#### What you need to do
Write out every record below exactly as it appears.

--- start Extracted entries ---

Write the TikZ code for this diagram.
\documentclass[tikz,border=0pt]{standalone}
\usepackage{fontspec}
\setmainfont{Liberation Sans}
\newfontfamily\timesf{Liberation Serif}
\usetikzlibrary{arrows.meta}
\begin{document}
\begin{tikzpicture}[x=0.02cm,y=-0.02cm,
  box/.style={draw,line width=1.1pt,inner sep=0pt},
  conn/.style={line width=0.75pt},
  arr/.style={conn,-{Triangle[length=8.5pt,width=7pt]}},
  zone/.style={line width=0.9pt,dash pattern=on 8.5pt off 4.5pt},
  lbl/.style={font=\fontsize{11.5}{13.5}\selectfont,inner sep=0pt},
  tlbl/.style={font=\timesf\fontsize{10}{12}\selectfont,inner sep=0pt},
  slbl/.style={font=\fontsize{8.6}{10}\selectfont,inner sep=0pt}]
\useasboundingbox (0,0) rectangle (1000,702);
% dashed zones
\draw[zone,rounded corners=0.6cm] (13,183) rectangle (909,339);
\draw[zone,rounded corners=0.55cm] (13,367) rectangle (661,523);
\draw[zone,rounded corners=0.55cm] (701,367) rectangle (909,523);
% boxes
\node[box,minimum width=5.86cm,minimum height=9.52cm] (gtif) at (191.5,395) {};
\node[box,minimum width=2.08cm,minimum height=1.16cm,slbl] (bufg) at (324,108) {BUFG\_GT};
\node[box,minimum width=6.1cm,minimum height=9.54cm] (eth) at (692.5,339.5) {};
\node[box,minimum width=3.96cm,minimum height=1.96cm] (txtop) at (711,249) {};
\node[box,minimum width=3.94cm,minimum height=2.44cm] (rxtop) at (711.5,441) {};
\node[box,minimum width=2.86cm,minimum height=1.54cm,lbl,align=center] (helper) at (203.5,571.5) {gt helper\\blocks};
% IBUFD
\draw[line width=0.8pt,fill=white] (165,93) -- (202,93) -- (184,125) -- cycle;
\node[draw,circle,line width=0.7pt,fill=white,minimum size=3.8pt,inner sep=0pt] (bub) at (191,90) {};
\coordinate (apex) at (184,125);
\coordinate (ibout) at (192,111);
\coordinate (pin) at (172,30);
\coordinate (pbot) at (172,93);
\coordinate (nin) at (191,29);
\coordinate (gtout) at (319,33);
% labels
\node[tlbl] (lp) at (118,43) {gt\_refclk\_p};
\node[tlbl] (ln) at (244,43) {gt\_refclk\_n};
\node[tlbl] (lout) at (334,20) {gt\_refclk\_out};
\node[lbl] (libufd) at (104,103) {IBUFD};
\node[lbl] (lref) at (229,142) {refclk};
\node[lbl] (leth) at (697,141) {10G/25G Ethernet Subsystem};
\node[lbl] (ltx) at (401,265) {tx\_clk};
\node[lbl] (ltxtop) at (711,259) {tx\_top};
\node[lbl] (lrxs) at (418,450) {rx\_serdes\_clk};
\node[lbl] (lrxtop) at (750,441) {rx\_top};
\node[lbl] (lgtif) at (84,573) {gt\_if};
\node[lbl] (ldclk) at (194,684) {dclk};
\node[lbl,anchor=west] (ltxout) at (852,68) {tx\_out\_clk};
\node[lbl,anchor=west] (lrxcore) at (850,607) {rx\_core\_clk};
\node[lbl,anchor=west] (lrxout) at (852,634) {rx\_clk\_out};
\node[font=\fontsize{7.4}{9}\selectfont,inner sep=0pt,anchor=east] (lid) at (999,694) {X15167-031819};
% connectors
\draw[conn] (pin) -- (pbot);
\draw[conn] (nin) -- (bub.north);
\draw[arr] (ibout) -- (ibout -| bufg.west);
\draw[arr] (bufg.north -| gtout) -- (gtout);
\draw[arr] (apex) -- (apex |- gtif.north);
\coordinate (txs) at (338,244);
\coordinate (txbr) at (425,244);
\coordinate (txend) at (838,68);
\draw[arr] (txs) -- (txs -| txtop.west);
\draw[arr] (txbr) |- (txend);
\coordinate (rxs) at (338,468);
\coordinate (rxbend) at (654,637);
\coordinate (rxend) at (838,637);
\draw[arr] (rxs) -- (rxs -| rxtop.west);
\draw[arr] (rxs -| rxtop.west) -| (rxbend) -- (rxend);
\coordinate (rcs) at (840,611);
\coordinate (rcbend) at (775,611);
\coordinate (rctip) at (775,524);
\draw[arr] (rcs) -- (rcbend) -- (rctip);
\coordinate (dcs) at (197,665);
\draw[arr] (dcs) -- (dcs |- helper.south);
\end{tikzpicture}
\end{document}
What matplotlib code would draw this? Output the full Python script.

--- end Extracted entries ---

#### Solved problem
Write the TikZ code for this diagram.
\documentclass[tikz,border=0pt]{standalone}
\usepackage{fontspec}
\setmainfont{Liberation Sans}
\newfontfamily\timesf{Liberation Serif}
\usetikzlibrary{arrows.meta}
\begin{document}
\begin{tikzpicture}[x=0.02cm,y=-0.02cm,
  box/.style={draw,line width=1.1pt,inner sep=0pt},
  conn/.style={line width=0.75pt},
  arr/.style={conn,-{Triangle[length=8.5pt,width=7pt]}},
  zone/.style={line width=0.9pt,dash pattern=on 8.5pt off 4.5pt},
  lbl/.style={font=\fontsize{11.5}{13.5}\selectfont,inner sep=0pt},
  tlbl/.style={font=\timesf\fontsize{10}{12}\selectfont,inner sep=0pt},
  slbl/.style={font=\fontsize{8.6}{10}\selectfont,inner sep=0pt}]
\useasboundingbox (0,0) rectangle (1000,702);
% dashed zones
\draw[zone,rounded corners=0.6cm] (13,183) rectangle (909,339);
\draw[zone,rounded corners=0.55cm] (13,367) rectangle (661,523);
\draw[zone,rounded corners=0.55cm] (701,367) rectangle (909,523);
% boxes
\node[box,minimum width=5.86cm,minimum height=9.52cm] (gtif) at (191.5,395) {};
\node[box,minimum width=2.08cm,minimum height=1.16cm,slbl] (bufg) at (324,108) {BUFG\_GT};
\node[box,minimum width=6.1cm,minimum height=9.54cm] (eth) at (692.5,339.5) {};
\node[box,minimum width=3.96cm,minimum height=1.96cm] (txtop) at (711,249) {};
\node[box,minimum width=3.94cm,minimum height=2.44cm] (rxtop) at (711.5,441) {};
\node[box,minimum width=2.86cm,minimum height=1.54cm,lbl,align=center] (helper) at (203.5,571.5) {gt helper\\blocks};
% IBUFD
\draw[line width=0.8pt,fill=white] (165,93) -- (202,93) -- (184,125) -- cycle;
\node[draw,circle,line width=0.7pt,fill=white,minimum size=3.8pt,inner sep=0pt] (bub) at (191,90) {};
\coordinate (apex) at (184,125);
\coordinate (ibout) at (192,111);
\coordinate (pin) at (172,30);
\coordinate (pbot) at (172,93);
\coordinate (nin) at (191,29);
\coordinate (gtout) at (319,33);
% labels
\node[tlbl] (lp) at (118,43) {gt\_refclk\_p};
\node[tlbl] (ln) at (244,43) {gt\_refclk\_n};
\node[tlbl] (lout) at (334,20) {gt\_refclk\_out};
\node[lbl] (libufd) at (104,103) {IBUFD};
\node[lbl] (lref) at (229,142) {refclk};
\node[lbl] (leth) at (697,141) {10G/25G Ethernet Subsystem};
\node[lbl] (ltx) at (401,265) {tx\_clk};
\node[lbl] (ltxtop) at (711,259) {tx\_top};
\node[lbl] (lrxs) at (418,450) {rx\_serdes\_clk};
\node[lbl] (lrxtop) at (750,441) {rx\_top};
\node[lbl] (lgtif) at (84,573) {gt\_if};
\node[lbl] (ldclk) at (194,684) {dclk};
\node[lbl,anchor=west] (ltxout) at (852,68) {tx\_out\_clk};
\node[lbl,anchor=west] (lrxcore) at (850,607) {rx\_core\_clk};
\node[lbl,anchor=west] (lrxout) at (852,634) {rx\_clk\_out};
\node[font=\fontsize{7.4}{9}\selectfont,inner sep=0pt,anchor=east] (lid) at (999,694) {X15167-031819};
% connectors
\draw[conn] (pin) -- (pbot);
\draw[conn] (nin) -- (bub.north);
\draw[arr] (ibout) -- (ibout -| bufg.west);
\draw[arr] (bufg.north -| gtout) -- (gtout);
\draw[arr] (apex) -- (apex |- gtif.north);
\coordinate (txs) at (338,244);
\coordinate (txbr) at (425,244);
\coordinate (txend) at (838,68);
\draw[arr] (txs) -- (txs -| txtop.west);
\draw[arr] (txbr) |- (txend);
\coordinate (rxs) at (338,468);
\coordinate (rxbend) at (654,637);
\coordinate (rxend) at (838,637);
\draw[arr] (rxs) -- (rxs -| rxtop.west);
\draw[arr] (rxs -| rxtop.west) -| (rxbend) -- (rxend);
\coordinate (rcs) at (840,611);
\coordinate (rcbend) at (775,611);
\coordinate (rctip) at (775,524);
\draw[arr] (rcs) -- (rcbend) -- (rctip);
\coordinate (dcs) at (197,665);
\draw[arr] (dcs) -- (dcs |- helper.south);
\end{tikzpicture}
\end{document}
What matplotlib code would draw this? Output the full Python script.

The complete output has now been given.